Problem description -
State how many lines of the listing below include the word "that". Give only the number.
>> Begin Entries
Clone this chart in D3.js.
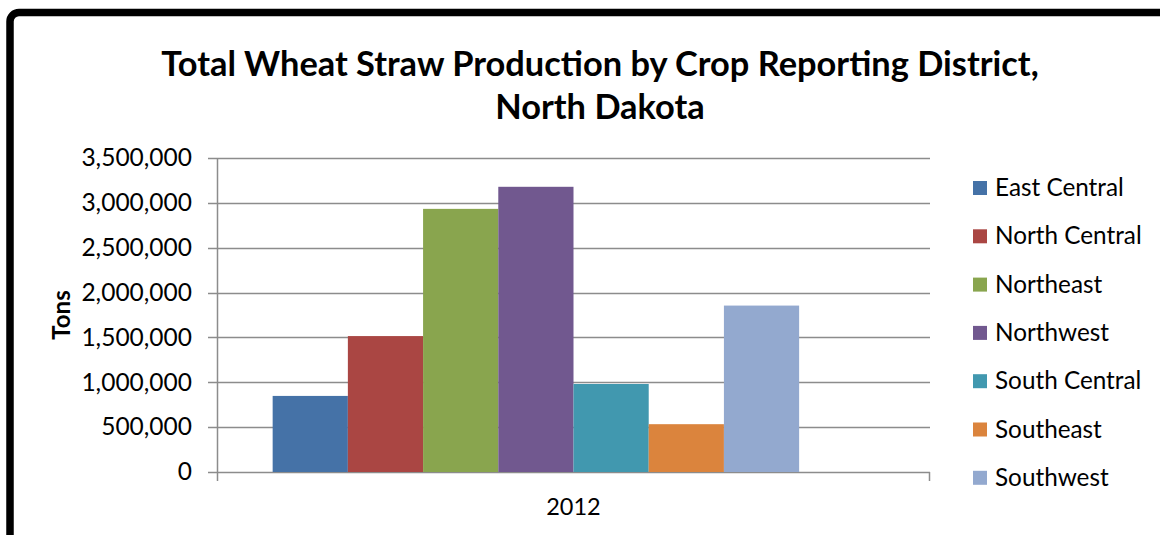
<!DOCTYPE html>
<html>
<head>
<meta charset="utf-8">
<script src="https://cdn.jsdelivr.net/npm/d3@7/dist/d3.min.js"></script>
<style>
  html, body { margin: 0; padding: 0; background: #fff; }
  svg { display: block; }
  text { font-family: Lato, "Open Sans", sans-serif; fill: #000; }
</style>
</head>
<body>
<svg id="chart" width="1160" height="535"></svg>
<script>
// Wheat straw production (tons) by crop reporting district, 2012
const years = ["2012"];
const districts = ["East Central", "North Central", "Northeast", "Northwest", "South Central", "Southeast", "Southwest"];
const tons = [848000, 1515000, 2933000, 3179000, 981000, 533000, 1855000];
const colors = ["#4572A7", "#AA4643", "#89A54E", "#71588F", "#4198AF", "#DB843D", "#93A9CF"];
const yTicks = [0, 500000, 1000000, 1500000, 2000000, 2500000, 3000000, 3500000];

const svg = d3.select("#chart");

// outer frame of the chart area
svg.append("rect")
  .attr("x", 10).attr("y", 12.5)
  .attr("width", 1200).attr("height", 600)
  .attr("rx", 9)
  .attr("fill", "none").attr("stroke", "#000").attr("stroke-width", 7.5);

const plot = { left: 217, right: 930, top: 158, bottom: 472 };

const y = d3.scaleLinear().domain([0, 3500000]).range([plot.bottom, plot.top]);

// one category band; the group holds room for 8 bar slots with ~150% gap
const x0 = d3.scaleBand().domain(years).range([plot.left, plot.right]).paddingOuter(0);
const slots = 8, gapRatio = 1.48;
const barW = x0.bandwidth() / (slots + gapRatio);
const groupStart = x0("2012") + barW * gapRatio / 2;
const x1 = d3.scaleBand().domain(districts)
  .range([groupStart, groupStart + barW * districts.length]).padding(0);

// gridlines
svg.append("g")
  .selectAll("line").data(yTicks).join("line")
  .attr("x1", plot.left - 9).attr("x2", plot.right)
  .attr("y1", d => Math.round(y(d)) + 0.5).attr("y2", d => Math.round(y(d)) + 0.5)
  .attr("stroke", "#8c8c8c").attr("stroke-width", 1.5);

// y axis
const yAxis = d3.axisLeft(y).tickValues(yTicks)
  .tickFormat(d3.format(",")).tickSize(0).tickPadding(25);
const gy = svg.append("g").attr("transform", `translate(${plot.left},0)`).call(yAxis);
gy.select(".domain").remove();
gy.selectAll("text").attr("font-size", 24.5).style("font-family", "Lato, sans-serif");
svg.append("line")
  .attr("x1", plot.left + 0.5).attr("x2", plot.left + 0.5)
  .attr("y1", plot.top).attr("y2", plot.bottom + 9)
  .attr("stroke", "#8c8c8c").attr("stroke-width", 1.5);

// x axis
const xAxis = d3.axisBottom(x0).tickSize(0).tickPadding(26);
const gx = svg.append("g").attr("transform", `translate(0,${plot.bottom})`).call(xAxis);
gx.select(".domain").remove();
gx.selectAll("text").attr("font-size", 23.5).style("font-family", "Lato, sans-serif");
svg.append("line")
  .attr("x1", plot.right - 0.5).attr("x2", plot.right - 0.5)
  .attr("y1", plot.bottom).attr("y2", plot.bottom + 9)
  .attr("stroke", "#8c8c8c").attr("stroke-width", 1.5);

// bars
svg.append("g")
  .selectAll("rect").data(districts).join("rect")
  .attr("x", d => x1(d))
  .attr("width", x1.bandwidth())
  .attr("y", (d, i) => y(tons[i]))
  .attr("height", (d, i) => y(0) - y(tons[i]))
  .attr("fill", (d, i) => colors[i]);

// titles
svg.append("text").attr("x", 600).attr("y", 76).attr("text-anchor", "middle")
  .attr("font-size", 34.4).attr("font-weight", "bold")
  .text("Total Wheat Straw Production by Crop Reporting District,");
svg.append("text").attr("x", 600).attr("y", 119).attr("text-anchor", "middle")
  .attr("font-size", 34.4).attr("font-weight", "bold")
  .text("North Dakota");

svg.append("text")
  .attr("transform", "translate(70,315) rotate(-90)")
  .attr("text-anchor", "middle").attr("font-size", 24).attr("font-weight", "bold")
  .text("Tons");

// legend
const legend = svg.append("g").attr("transform", "translate(973,188)");
const row = legend.selectAll("g").data(districts).join("g")
  .attr("transform", (d, i) => `translate(0,${i * 48.3})`);
row.append("rect").attr("x", 0).attr("y", -7).attr("width", 14).attr("height", 14)
  .attr("fill", (d, i) => colors[i]);
row.append("text").attr("x", 22).attr("y", 8).attr("font-size", 24.3).text(d => d);
</script>
</body>
</html>
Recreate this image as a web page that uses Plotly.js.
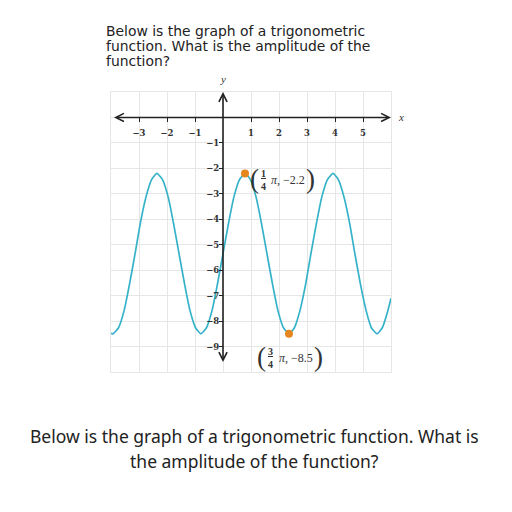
<!DOCTYPE html>
<html>
<head>
<meta charset="utf-8">
<script src="https://cdn.plot.ly/plotly-3.0.1.min.js"></script>
<style>html,body{margin:0;padding:0;background:#fff;}#chart{width:512px;height:512px;}</style>
</head>
<body>
<div id="chart"></div>
<script>
// curve samples
const curveX = [-4.0, -3.93, -3.73, -3.53, -3.34, -3.14, -2.95, -2.75, -2.55, -2.36, -2.16, -1.96, -1.77, -1.57, -1.37, -1.18, -0.98, -0.79, -0.59, -0.39, -0.20, 0.0, 0.20, 0.39, 0.59, 0.79, 0.98, 1.18, 1.37, 1.57, 1.77, 1.96, 2.16, 2.36, 2.55, 2.75, 2.95, 3.14, 3.34, 3.53, 3.73, 3.93, 4.12, 4.32, 4.52, 4.71, 4.91, 5.11, 5.30, 5.50, 5.69, 5.89, 6.0];
const curveY = [-8.48, -8.5, -8.26, -7.58, -6.56, -5.35, -4.14, -3.12, -2.44, -2.2, -2.44, -3.12, -4.14, -5.35, -6.56, -7.58, -8.26, -8.5, -8.26, -7.58, -6.56, -5.35, -4.14, -3.12, -2.44, -2.2, -2.44, -3.12, -4.14, -5.35, -6.56, -7.58, -8.26, -8.5, -8.26, -7.58, -6.56, -5.35, -4.14, -3.12, -2.44, -2.2, -2.44, -3.12, -4.14, -5.35, -6.56, -7.58, -8.26, -8.5, -8.26, -7.58, -7.1];
// highlighted points
const keyX = [Math.PI / 4, 3 * Math.PI / 4];
const keyY = [-2.2, -8.5];
const keyNum = ['1', '3'];
const keyDen = ['4', '4'];
const keyVal = ['−2.2', '−8.5'];
// tick labels
const xTickVals = [-3, -2, -1, 1, 2, 3, 4, 5];
const xTickText = ['−3', '−2', '−1', '1', '2', '3', '4', '5'];
const yTickVals = [-1, -2, -3, -4, -5, -6, -7, -8, -9];
const yTickText = ['−1', '−2', '−3', '−4', '−5', '−6', '−7', '−8', '−9'];
const xRange = [-4, 6];
const yRange = [-10, 1];

const questionLines = ['Below is the graph of a trigonometric', 'function. What is the amplitude of the', 'function?'];
const captionLines = ['Below is the graph of a trigonometric function. What is', 'the amplitude of the function?'];

const tealColor = '#35b2c9';
const orangeColor = '#e5861f';
const axisColor = '#222';
const gridColor = '#e6e6e6';
const tickFont = {family: 'DejaVu Serif', size: 8.5, color: '#333', weight: 'bold'};
const mathFont = {family: 'Liberation Serif', size: 12, color: '#333'};
const parenFont = {family: 'Liberation Serif', size: 27, color: '#333'};

const traces = [
  {x: curveX, y: curveY, type: 'scatter', mode: 'lines', line: {color: tealColor, width: 1.7, shape: 'spline', smoothing: 0.5}, hoverinfo: 'skip', xaxis: 'x', yaxis: 'y'},
  {x: keyX, y: keyY, type: 'scatter', mode: 'markers', marker: {color: orangeColor, size: 8}, hoverinfo: 'skip', xaxis: 'x2', yaxis: 'y2'}
];

const xZeroPos = (0 - yRange[0]) / (yRange[1] - yRange[0]);
const yZeroPos = (0 - xRange[0]) / (xRange[1] - xRange[0]);

const annotations = [];
// axis lines with arrows
annotations.push({x: xRange[1], y: 0, ax: xRange[0], ay: 0, xref: 'x', yref: 'y', axref: 'x', ayref: 'y', text: ' ', showarrow: true, arrowhead: 5, arrowside: 'end+start', arrowwidth: 1.6, arrowsize: 1, arrowcolor: axisColor, standoff: 0, startstandoff: 0});
annotations.push({x: 0, y: yRange[1], ax: 0, ay: yRange[0], xref: 'x', yref: 'y', axref: 'x', ayref: 'y', text: ' ', showarrow: true, arrowhead: 5, arrowside: 'end+start', arrowwidth: 1.6, arrowsize: 1, arrowcolor: axisColor, standoff: 0, startstandoff: 0});
// axis names
annotations.push({x: 0, y: yRange[1], xref: 'x', yref: 'y', text: '<i>y</i>', showarrow: false, yshift: 13, font: {family: 'Liberation Serif', size: 11, color: '#333'}});
annotations.push({x: xRange[1], y: 0, xref: 'x', yref: 'y', text: '<i>x</i>', showarrow: false, xanchor: 'left', xshift: 5, font: {family: 'Liberation Serif', size: 11, color: '#333'}});

// point labels: offsets [paren-open, fraction, value, paren-close]
const labelOffsets = [
  {dx: [10, 19, 24, 66], dy: -7},
  {dx: [-27, -18, -12, 30], dy: -24}
];
for (let i = 0; i < keyX.length; i++) {
  const o = labelOffsets[i];
  annotations.push({x: keyX[i], y: keyY[i], xref: 'x', yref: 'y', text: '(', showarrow: false, xshift: o.dx[0], yshift: o.dy + 1, font: parenFont});
  annotations.push({x: keyX[i], y: keyY[i], xref: 'x', yref: 'y', text: '<b><u>' + keyNum[i] + '</u></b><br><b>' + keyDen[i] + '</b>', showarrow: false, xshift: o.dx[1], yshift: o.dy, font: {family: 'Liberation Serif', size: 10, color: '#333'}});
  annotations.push({x: keyX[i], y: keyY[i], xref: 'x', yref: 'y', text: '<i>π</i>, ' + keyVal[i], showarrow: false, xanchor: 'left', xshift: o.dx[2], yshift: o.dy, font: mathFont});
  annotations.push({x: keyX[i], y: keyY[i], xref: 'x', yref: 'y', text: ')', showarrow: false, xshift: o.dx[3], yshift: o.dy + 1, font: parenFont});
}
// question lines (top-left)
const qFont = {family: 'DejaVu Sans', size: 13.9, color: '#222'};
for (let i = 0; i < questionLines.length; i++) {
  annotations.push({x: (104 - 111) / 280, y: (372 - 21 - i * 15) / 280, xref: 'paper', yref: 'paper', text: questionLines[i], showarrow: false, xanchor: 'left', yanchor: 'top', font: qFont});
}
// caption lines
const cFont = {family: 'Noto Sans', size: 17.5, color: '#222'};
annotations.push({x: 0.514, y: (372 - 422) / 280, xref: 'paper', yref: 'paper', text: captionLines[0], showarrow: false, xanchor: 'center', yanchor: 'top', font: cFont});
annotations.push({x: 0.514, y: (372 - 447) / 280, xref: 'paper', yref: 'paper', text: captionLines[1], showarrow: false, xanchor: 'center', yanchor: 'top', font: cFont});

const gridAxis = {dtick: 1, tick0: 0, showgrid: true, gridcolor: gridColor, gridwidth: 1, zeroline: false, showticklabels: false, ticks: '', showline: true, linecolor: gridColor, linewidth: 1, mirror: true, fixedrange: true};

const layout = {
  width: 512, height: 512,
  margin: {l: 111, r: 121, t: 92, b: 140, pad: 0},
  paper_bgcolor: '#fff', plot_bgcolor: '#fff',
  showlegend: false,
  xaxis: Object.assign({range: xRange}, gridAxis),
  yaxis: Object.assign({range: yRange}, gridAxis),
  xaxis2: {overlaying: 'x', anchor: 'free', position: xZeroPos, range: xRange, tickmode: 'array', tickvals: xTickVals, ticktext: xTickText, ticks: 'outside', ticklen: 4, tickwidth: 1, tickcolor: axisColor, showgrid: false, zeroline: false, showline: false, tickfont: tickFont, ticklabelstandoff: 3, fixedrange: true},
  xaxis3: {overlaying: 'x', anchor: 'free', position: xZeroPos, range: xRange, tickmode: 'array', tickvals: xTickVals, ticks: 'inside', ticklen: 4, tickwidth: 1, tickcolor: axisColor, showgrid: false, zeroline: false, showline: false, showticklabels: false, fixedrange: true},
  yaxis2: {overlaying: 'y', anchor: 'free', position: yZeroPos, range: yRange, tickmode: 'array', tickvals: yTickVals, ticktext: yTickText, ticks: 'outside', ticklen: 4, tickwidth: 1, tickcolor: axisColor, showgrid: false, zeroline: false, showline: false, tickfont: tickFont, ticklabelstandoff: -2, fixedrange: true},
  yaxis3: {overlaying: 'y', anchor: 'free', position: yZeroPos, range: yRange, tickmode: 'array', tickvals: yTickVals, ticks: 'inside', ticklen: 4, tickwidth: 1, tickcolor: axisColor, showgrid: false, zeroline: false, showline: false, showticklabels: false, fixedrange: true},
  annotations: annotations
};

Plotly.newPlot('chart', traces, layout, {staticPlot: true, displayModeBar: false});
</script>
</body>
</html>
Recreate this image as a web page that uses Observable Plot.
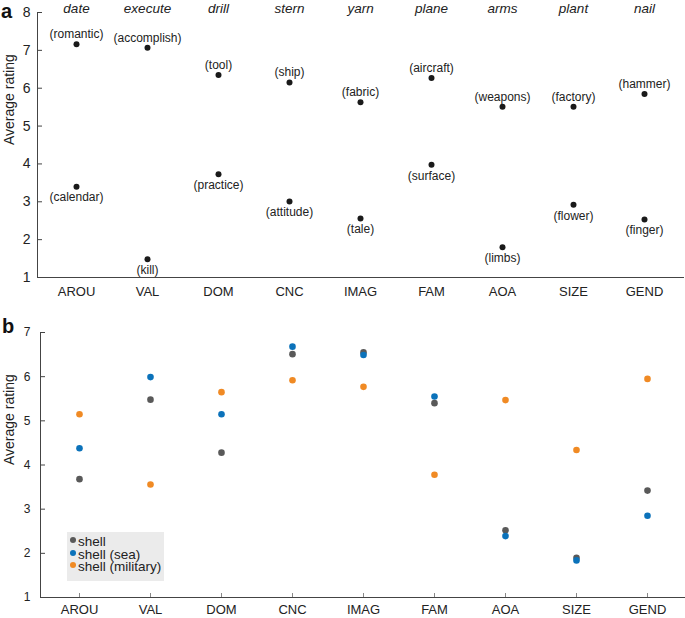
<!DOCTYPE html>
<html>
<head>
<meta charset="utf-8">
<script src="https://cdn.jsdelivr.net/npm/d3@7"></script>
<script src="https://cdn.jsdelivr.net/npm/@observablehq/plot@0.6"></script>
<style>
  body { margin: 0; background: white; font-family: "Liberation Sans", Arial, sans-serif; }
  #wrap { position: relative; width: 685px; height: 618px; }
  #wrap svg { display: block; }
  .plabel { position: absolute; font-weight: bold; font-size: 20px; line-height: 22px; color: #111; }
  #legend { position: absolute; left: 67px; top: 532px; width: 97px; height: 49px; background: #ebebeb; }
  .li { position: absolute; left: 0; font-size: 13.5px; line-height: 13px; height: 13px; color: #222; white-space: nowrap; }
  .li span.d { display: inline-block; width: 6px; height: 6px; border-radius: 50%; margin: 0 2px 0 3px; vertical-align: 3px; }
</style>
</head>
<body>
<div id="wrap"></div>
<script>
// ---- data ----
const categories = ["AROU", "VAL", "DOM", "CNC", "IMAG", "FAM", "AOA", "SIZE", "GEND"];
const words = ["date", "execute", "drill", "stern", "yarn", "plane", "arms", "plant", "nail"];
const highSense = ["romantic", "accomplish", "tool", "ship", "fabric", "aircraft", "weapons", "factory", "hammer"];
const highValue = [7.16, 7.07, 6.35, 6.15, 5.63, 6.27, 5.51, 5.51, 5.85];
const lowSense = ["calendar", "kill", "practice", "attitude", "tale", "surface", "limbs", "flower", "finger"];
const lowValue = [3.40, 1.48, 3.73, 3.01, 2.56, 3.98, 1.80, 2.92, 2.53];

const seriesNames = ["shell", "shell (sea)", "shell (military)"];
const shellValue = [3.68, 5.48, 4.28, 6.51, 6.55, 5.40, 2.52, 1.90, 3.42];
const seaValue = [4.38, 5.99, 5.15, 6.68, 6.49, 5.55, 2.39, 1.84, 2.85];
const militaryValue = [5.15, 3.56, 5.65, 5.92, 5.77, 3.78, 5.47, 4.34, 5.95];
const seriesColors = ["#595959", "#0b72ba", "#f08a24"];

const yTicksA = [1, 2, 3, 4, 5, 6, 7, 8];
const yTicksB = [1, 2, 3, 4, 5, 6, 7];

// ---- tables ----
const highRows = categories.map((c, i) => ({cat: c, v: highValue[i], label: "(" + highSense[i] + ")"}));
const lowRows = categories.map((c, i) => ({cat: c, v: lowValue[i], label: "(" + lowSense[i] + ")"}));
const seriesValues = [shellValue, seaValue, militaryValue];
const bRows = [];
seriesNames.forEach((s, k) => categories.forEach((c, i) => bRows.push({cat: c, v: seriesValues[k][i], series: s})));

const font = "Liberation Sans, Arial, sans-serif";
const wrap = document.getElementById("wrap");

const plotA = Plot.plot({
  width: 685, height: 305,
  marginTop: 12, marginBottom: 28, marginLeft: 37, marginRight: 2,
  style: {fontFamily: font, color: "#222", background: "white", overflow: "visible"},
  x: {type: "point", domain: categories, padding: 0.5, label: null},
  y: {domain: [1, 8], label: null},
  marks: [
    Plot.axisY({ticks: yTicksA, tickFormat: d => String(d), tickSize: -5, tickPadding: 12, fontSize: 14, stroke: "#444", label: null}),
    Plot.axisX({tickSize: 0, tickPadding: 9, fontSize: 13, label: null}),
    Plot.frame({anchor: "left", stroke: "#444"}),
    Plot.frame({anchor: "bottom", stroke: "#444"}),
    Plot.text(categories, {x: d => d, text: (d, i) => words[i], frameAnchor: "top", dy: -9, fontStyle: "italic", fontSize: 13.5}),
    Plot.text(["Average rating"], {frameAnchor: "left", rotate: -90, dx: -28, fontSize: 14}),
    Plot.dot(highRows, {x: "cat", y: "v", r: 3, fill: "#1a1a1a"}),
    Plot.dot(lowRows, {x: "cat", y: "v", r: 3, fill: "#1a1a1a"}),
    Plot.text(highRows, {x: "cat", y: "v", text: "label", dy: -10, fontSize: 12}),
    Plot.text(lowRows, {x: "cat", y: "v", text: "label", dy: 11, fontSize: 12})
  ]
});

const plotB = Plot.plot({
  width: 685, height: 313,
  marginTop: 27, marginBottom: 21, marginLeft: 40, marginRight: 0,
  style: {fontFamily: font, color: "#222", background: "white", overflow: "visible"},
  x: {type: "point", domain: categories, padding: 0.5, label: null},
  y: {domain: [1, 7], label: null},
  color: {domain: seriesNames, range: seriesColors},
  marks: [
    Plot.axisY({ticks: yTicksB, tickFormat: d => String(d), tickSize: -5, tickPadding: 15, fontSize: 12, stroke: "#444", label: null}),
    Plot.axisX({tickSize: -4, tickPadding: 11, fontSize: 13, stroke: "#888", label: null}),
    Plot.frame({anchor: "left", stroke: "#444"}),
    Plot.frame({anchor: "bottom", stroke: "#444"}),
    Plot.text(["Average rating"], {frameAnchor: "left", rotate: -90, dx: -31, fontSize: 14}),
    Plot.dot(bRows, {x: "cat", y: "v", r: 3.3, fill: "series"})
  ]
});

wrap.appendChild(plotA);
wrap.appendChild(plotB);

function addLabel(t, left, top) {
  const d = document.createElement("div");
  d.className = "plabel"; d.textContent = t;
  d.style.left = left + "px"; d.style.top = top + "px";
  wrap.appendChild(d);
}
addLabel("a", 1, 0);
addLabel("b", 2, 315);

const leg = document.createElement("div");
leg.id = "legend";
seriesNames.forEach((s, k) => {
  const it = document.createElement("div");
  it.className = "li";
  it.style.top = (3 + k * 12.5) + "px";
  const dot = document.createElement("span");
  dot.className = "d"; dot.style.background = seriesColors[k];
  it.appendChild(dot);
  it.appendChild(document.createTextNode(s));
  leg.appendChild(it);
});
wrap.appendChild(leg);
</script>
</body>
</html>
>> End Entries
Response -
2